14. “Glamorous Glue”

Morrissey’s affinity for glam rock is an inextricable part of his identity, though his most glam-influenced work didn’t arrive until 1992’s Your Arsenal, produced by none other than Spiders From Mars’ Mick Ronson. Backed by a group of musicians that had worked with him on “Pregnant For The Last Time,” Morrissey channels Bolan, Bowie and a pre-sex scandal Gary Glitter on “Glamorous Glue,” a monster of a song that musically celebrates the UK of the ’70s, while giving an elegy for the UK of the ’90s.

13. “November Spawned A Monster”

When Morrissey courts darkness, and the harshest of truths, as he does on “November Spawned A Monster,” the product can be truly devastating.
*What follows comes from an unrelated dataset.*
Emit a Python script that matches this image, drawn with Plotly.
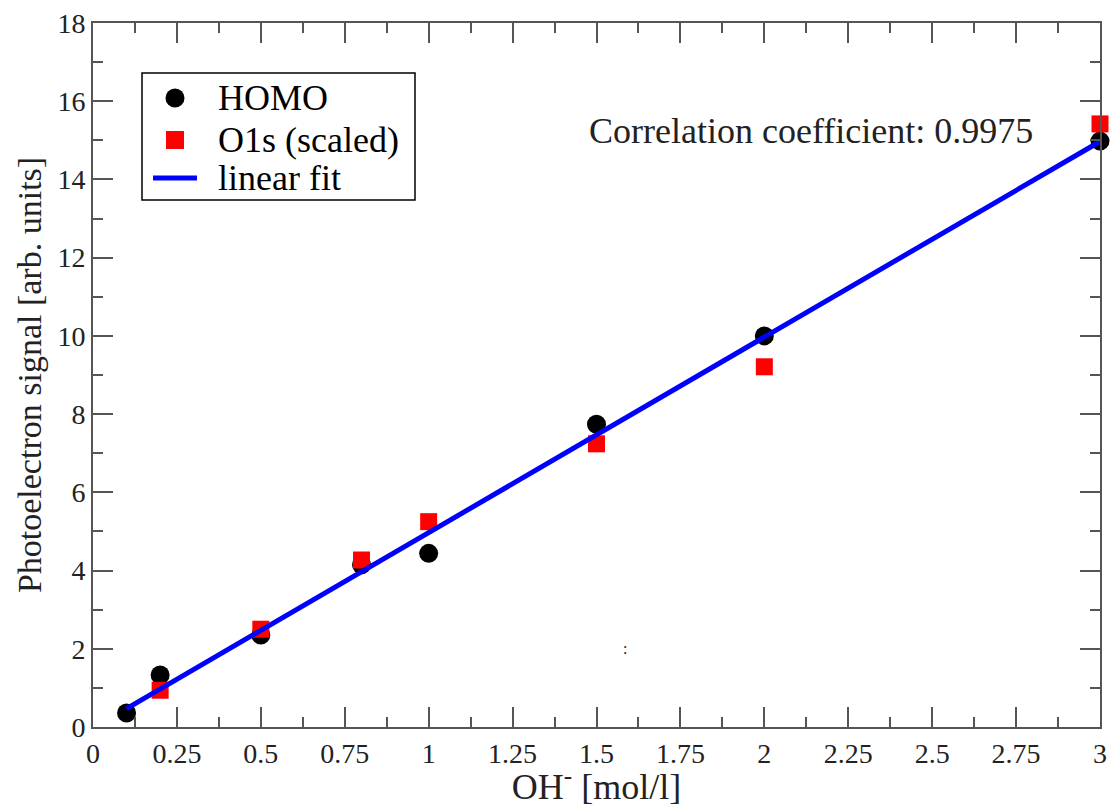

Written from the perspective of a disabled girl, the song is a brutal look at the cruel perceptions of others. Add to it the anguished moans of Mary Margaret O’Hara, and the end result is one of his most sublimely uncomfortable songs.

12. “I Know It’s Over”

The final step in Elisabeth Kübler-Ross’s five stages of grief is “acceptance,” but when Morrissey acknowledges that it’s over, he seems to have brought depression along with him. A beautifully slow-building ballad on The Smiths’ masterpiece, The Queen Is Dead, “I Know It’s Over” is one of the most eloquent songs about loss and loneliness ever written. It’s devastating from the start, with Morrissey sighing, “Mother, I can feel the soil falling over my head,” and only grows to an escalated, but beautiful, anguish in its climactic outro.

11. “Stop Me If You Think You’ve Heard This One Before”

One of Morrissey’s great talents is his ability to take the most seemingly mundane of circumstances and make them sound like classic tragedy. The gist of “Stop Me If You Think You’ve Heard This One Before,” as best we can tell – a gent gets into a spat with a loved one, gets silly drunk and smashes his crotch on his bicycle crossbar, the pain of which was enough to “make a shy, bald Buddhist reflect and plan a mass murder.” It’s a gift. (Great Johnny Marr riffs in this one as well.)